Mengingat kondisi seperti ini serta kesulitan yang terkait dengan perempuan, bolehkan kami mengundur salat Magrib hingga kami sampai di wilayah (rumah) kami?”
Beliau menjawab;
لَا حَرَجَ فِيْ تَأْخِيْرِ الْمَغْرِبِ وَالْحَالُ مَا ذُكِرَ إِلَى أَنْ تَصِلُوْا إِلَى الْبَلَدِ دَفْعًا لِلْمَشَقَّةِ، وَإِنْ تَيَسَّرَ فِعْلُهاَ فِيْ الطَّرِيْقِ فَهُوَ أَوْلَى
“Jika memang kondisinya demikian, saudari boleh mengundur salat Magrib (menjamak dengan shalat isya) hingga tiba di wilayah saudari lantaran faktor kesulitan ini. Namun jika ada kesempatan untuk melaksanakan salat Magrib di perjalanan tentunya lebih baik.”
Semua keterangan ulama lintas mazhab terkait menjamak salat dalam kondisi sulit ini berangkat dari karakteristik agama Islam yang cenderung memberikan kemudahan bagi pemeluknya seperti tergambar dari ayat dan hadis-hadis berikut; Allah subhanahu wa ta‘ala berfirman;
يُرِيدُ اللَّهُ بِكُمُ الْيُسْرَ وَلَا يُرِيدُ بِكُمُ الْعُسْرَ
“Allah menginginkan kemudahan bagimu, bukan kesulitan” (Surat al-Baqarah ayat 185).
مَا يُرِيدُ اللَّهُ لِيَجْعَلَ عَلَيْكُمْ مِنْ حَرَجٍ
“Allah tidak menginginkan kesulitan bagimu” (Surat al-Maidah ayat 6).

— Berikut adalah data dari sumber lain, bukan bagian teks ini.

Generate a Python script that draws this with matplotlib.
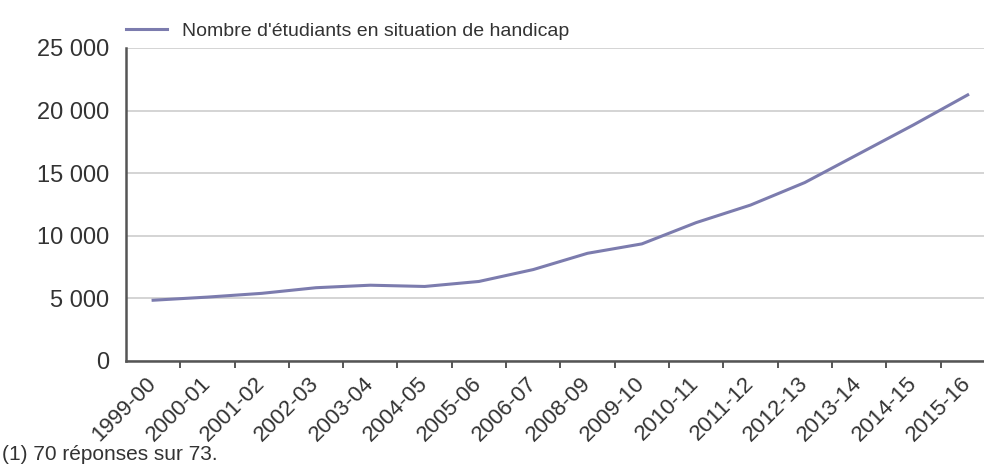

Rasulullah shallallahu ‘alaihi wa sallam bersabda;
إِنَّ الدِّيْنَ يُسْرٌ، وَلَنْ يُشَآدَّ الدِّيْنَ أَحَدٌ إِلَّا غَلَبَهُ
"Sesungguhnya agama itu mudah, maka orang yang memberatkan dirinya dalam agama (ibadah) pasti agama akan mengalahkannya (mendorongnya untuk mengambil kemudahan)” (HR: Imam Bukhari).
يَسِّرُوْا وَلَا تُعَسِّرُوْا وَبَشِّرُوْا وَلَا تُنَفِّرُوْا
“Berilah kemudahan, jangan dipersulit. Berilah kabar gembira, jangan ditakut-takuti” (HR: Imam Bukhari).
عَنِ ابْنِ عَبَّاسٍ قَالَ: جَمَعَ رَسُولُ اللَّهِ صَلَّى اللهُ عَلَيْهِ وَسَلَّمَ بَيْنَ الظُّهْرِ وَالْعَصْرِ وَالْمَغْرِبِ وَالْعِشَاءِ بِالْمَدِينَةِ فِي غَيْرِ خَوْفٍ وَلاَ مَطَرٍ.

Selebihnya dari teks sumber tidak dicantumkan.